Source records.
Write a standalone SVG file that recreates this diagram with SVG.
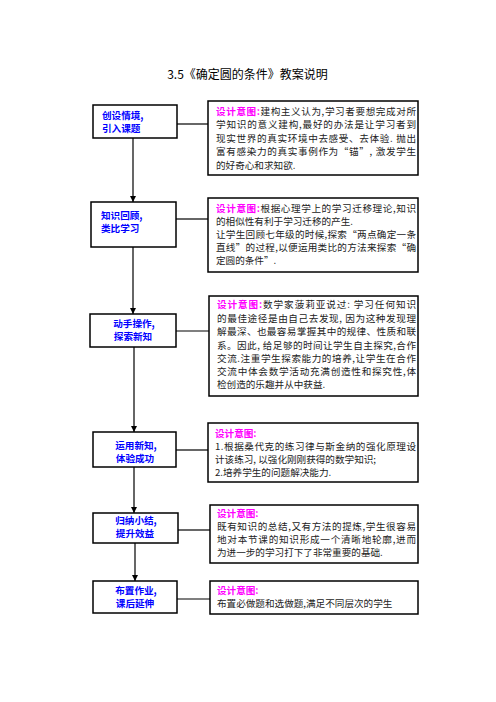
<svg xmlns="http://www.w3.org/2000/svg" width="496" height="702" viewBox="0 0 496 702">
<style>
text{font-family:"Noto Sans CJK SC","Noto Sans",sans-serif;}
.title{font-size:12px;fill:#000;}
.box{fill:#fff;stroke:#000;stroke-width:1.5;}
.lbl{font-size:9.6px;font-weight:bold;fill:#0000ff;}
.c{text-anchor:middle;}
.body{font-size:9.6px;fill:#222;}
.key{font-weight:bold;fill:#ff00ff;}
.con{stroke:#000;stroke-width:1.2;fill:none;}
.vcon{stroke:#333;stroke-width:1.5;fill:none;}
</style>
<defs>
<marker id="arr" markerUnits="userSpaceOnUse" markerWidth="6" markerHeight="6" viewBox="0 0 6 6" refX="6" refY="3" orient="auto">
<path d="M0,0 L6,3 L0,6 Z" fill="#000"/>
</marker>
</defs>
<rect width="496" height="702" fill="#fff"/>
<text class="title" x="247.5" y="79" text-anchor="middle">3.5《确定圆的条件》教案说明</text>

<g id="connectors">
<line class="con" x1="177" y1="124" x2="208" y2="124"/>
<line class="con" x1="176" y1="219" x2="208" y2="219"/>
<line class="con" x1="176" y1="331" x2="209" y2="331"/>
<line class="con" x1="176" y1="450" x2="208" y2="450"/>
<line class="con" x1="178" y1="530" x2="210" y2="530"/>
<line class="con" x1="177" y1="599" x2="210" y2="599"/>
<line class="con" x1="133" y1="138" x2="133" y2="202" marker-end="url(#arr)"/>
<line class="vcon" x1="133" y1="247" x2="133" y2="314" stroke="#666" marker-end="url(#arr)"/>
<line class="vcon" x1="134" y1="347" x2="134" y2="432" stroke="#666" marker-end="url(#arr)"/>
<line class="vcon" x1="134" y1="467" x2="134" y2="513" marker-end="url(#arr)"/>
<line class="con" x1="135" y1="543" x2="135" y2="581" marker-end="url(#arr)"/>
</g>

<g id="n1">
<rect class="box" x="93" y="105" width="84" height="33"/>
<text class="lbl" x="102" y="118.5">创设情境,</text>
<text class="lbl" x="102" y="131.5">引入课题</text>
</g>
<g id="n2">
<rect class="box" x="91" y="202" width="85" height="45"/>
<text class="lbl" x="101" y="219">知识回顾,</text>
<text class="lbl" x="101" y="232">类比学习</text>
</g>
<g id="n3">
<rect class="box" x="90" y="314" width="86" height="33"/>
<text class="lbl c" x="134" y="327">动手操作,</text>
<text class="lbl c" x="133" y="340">探索新知</text>
</g>
<g id="n4">
<rect class="box" x="93" y="432" width="83" height="35"/>
<text class="lbl c" x="136" y="448.5">运用新知,</text>
<text class="lbl c" x="135" y="461.5">体验成功</text>
</g>
<g id="n5">
<rect class="box" x="93" y="513" width="85" height="30"/>
<text class="lbl c" x="136" y="524">归纳小结,</text>
<text class="lbl c" x="135" y="537">提升效益</text>
</g>
<g id="n6">
<rect class="box" x="93" y="581" width="84" height="32"/>
<text class="lbl c" x="136" y="594">布置作业,</text>
<text class="lbl c" x="135" y="607">课后延伸</text>
</g>

<g id="r1">
<rect class="box" x="208" y="101" width="210" height="74"/>
<text class="body" x="216" y="114.5" textLength="200" lengthAdjust="spacing"><tspan class="key">设计意图:</tspan>建构主义认为,学习者要想完成对所</text>
<text class="body" x="216" y="128" textLength="200" lengthAdjust="spacing">学知识的意义建构,最好的办法是让学习者到</text>
<text class="body" x="216" y="141.5" textLength="200" lengthAdjust="spacing">现实世界的真实环境中去感受、去体验. 抛出</text>
<text class="body" x="216" y="155" textLength="200" lengthAdjust="spacing">富有感染力的真实事例作为“锚”, 激发学生</text>
<text class="body" x="216" y="168.5">的好奇心和求知欲.</text>
</g>
<g id="r2">
<rect class="box" x="208" y="198" width="210" height="74"/>
<text class="body" x="216" y="211.5" textLength="200" lengthAdjust="spacing"><tspan class="key">设计意图:</tspan>根据心理学上的学习迁移理论,知识</text>
<text class="body" x="216" y="224.5">的相似性有利于学习迁移的产生.</text>
<text class="body" x="216" y="237.5" textLength="200" lengthAdjust="spacing">让学生回顾七年级的时候,探索“两点确定一条</text>
<text class="body" x="216" y="250.5" textLength="200" lengthAdjust="spacing">直线”的过程,以便运用类比的方法来探索“确</text>
<text class="body" x="216" y="263.5">定圆的条件”.</text>
</g>
<g id="r3">
<rect class="box" x="209" y="296" width="209" height="100"/>
<text class="body" x="217" y="308" textLength="199" lengthAdjust="spacing"><tspan class="key">设计意图:</tspan>数学家菠莉亚说过: 学习任何知识</text>
<text class="body" x="217" y="321.5" textLength="199" lengthAdjust="spacing">的最佳途径是由自己去发现, 因为这种发现理</text>
<text class="body" x="217" y="335" textLength="199" lengthAdjust="spacing">解最深、也最容易掌握其中的规律、性质和联</text>
<text class="body" x="217" y="348.5" textLength="199" lengthAdjust="spacing">系。因此, 给足够的时间让学生自主探究,合作</text>
<text class="body" x="217" y="362" textLength="199" lengthAdjust="spacing">交流.注重学生探索能力的培养,让学生在合作</text>
<text class="body" x="217" y="375" textLength="199" lengthAdjust="spacing">交流中体会数学活动充满创造性和探究性,体</text>
<text class="body" x="217" y="388">检创造的乐趣并从中获益.</text>
</g>
<g id="r4">
<rect class="box" x="208" y="423" width="210" height="59"/>
<text class="body key" x="215" y="436.5">设计意图:</text>
<text class="body" x="215" y="449.5" textLength="201" lengthAdjust="spacing">1.根据桑代克的练习律与斯金纳的强化原理设</text>
<text class="body" x="215" y="462.5">计该练习, 以强化刚刚获得的数学知识;</text>
<text class="body" x="215" y="475.5">2.培养学生的问题解决能力.</text>
</g>
<g id="r5">
<rect class="box" x="210" y="505" width="208" height="58"/>
<text class="body key" x="217" y="516.5">设计意图:</text>
<text class="body" x="217" y="529.5" textLength="199" lengthAdjust="spacing">既有知识的总结,又有方法的提炼,学生很容易</text>
<text class="body" x="217" y="542.5" textLength="199" lengthAdjust="spacing">地对本节课的知识形成一个清晰地轮廓,进而</text>
<text class="body" x="217" y="555.5">为进一步的学习打下了非常重要的基础.</text>
</g>
<g id="r6">
<rect class="box" x="210" y="581" width="208" height="33"/>
<text class="body key" x="217" y="594">设计意图:</text>
<text class="body" x="217" y="607">布置必做题和选做题,满足不同层次的学生</text>
</g>
</svg>
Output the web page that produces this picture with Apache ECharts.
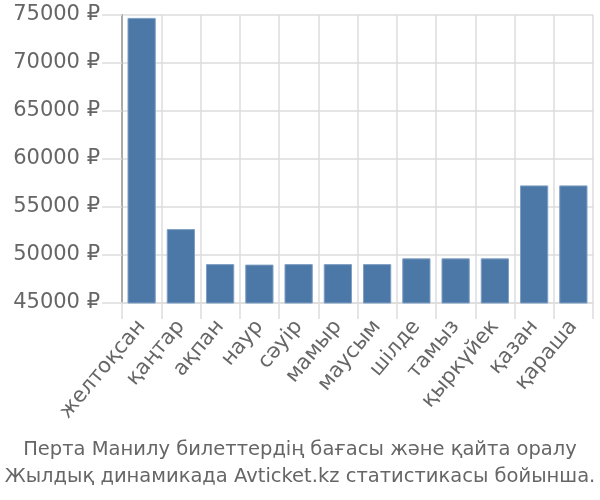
<!DOCTYPE html>
<html>
<head>
<meta charset="utf-8">
<script src="https://cdn.jsdelivr.net/npm/echarts@6/dist/echarts.min.js"></script>
<style>html,body{margin:0;padding:0;background:#fff}#c{width:600px;height:500px}</style>
</head>
<body>
<div id="c"></div>
<script>
const categories = ["желтоқсан","қаңтар","ақпан","наур","сәуір","мамыр","маусым","шілде","тамыз","қыркүйек","қазан","қараша"];
const prices = [74700, 52700, 49050, 49000, 49050, 49050, 49050, 49650, 49650, 49650, 57250, 57250];
const yMin = 45000, yMax = 75000, yStep = 5000;
const titleText = "Перта Манилу билеттердің бағасы және қайта оралу\nЖылдық динамикада Avticket.kz статистикасы бойынша.";

const chart = echarts.init(document.getElementById('c'));
chart.setOption({
  animation: false,
  title: {
    text: titleText,
    left: 'center',
    top: 431,
    textStyle: {fontFamily: 'DejaVu Sans', fontSize: 19.5, fontWeight: 'normal', color: '#666', lineHeight: 27}
  },
  grid: {left: 122, right: 7, top: 15, bottom: 197, containLabel: false},
  xAxis: {
    type: 'category',
    data: categories,
    axisLine: {show: true, lineStyle: {color: '#ddd', width: 1.5}},
    axisTick: {show: true, length: 16, lineStyle: {color: '#ddd', width: 1.5}},
    splitLine: {show: true, lineStyle: {color: '#ddd', width: 1.5}},
    axisLabel: {rotate: 50, margin: 20, fontSize: 21, color: '#666', fontFamily: 'DejaVu Sans', interval: 0}
  },
  yAxis: {
    type: 'value',
    min: yMin, max: yMax, interval: yStep,
    axisLine: {show: true, lineStyle: {color: '#aaa', width: 2}},
    axisTick: {show: true, length: 20, lineStyle: {color: '#ddd', width: 1.5}},
    splitLine: {show: true, lineStyle: {color: '#ddd', width: 1.5}},
    axisLabel: {formatter: function (v) { return String(v) + ' ₽'; }, margin: 22, fontSize: 21, color: '#666', fontFamily: 'DejaVu Sans'}
  },
  series: [{
    type: 'bar',
    data: prices,
    barCategoryGap: '28%',
    itemStyle: {color: '#4c78a7', borderColor: '#7fa0c4', borderWidth: 1}
  }]
});
</script>
</body>
</html>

Do this. Which lines include the word "that"? List them all.

Output of the exercise.
Write a standalone SVG file that recreates this diagram with SVG.
Output the web page that produces this picture with Apache ECharts.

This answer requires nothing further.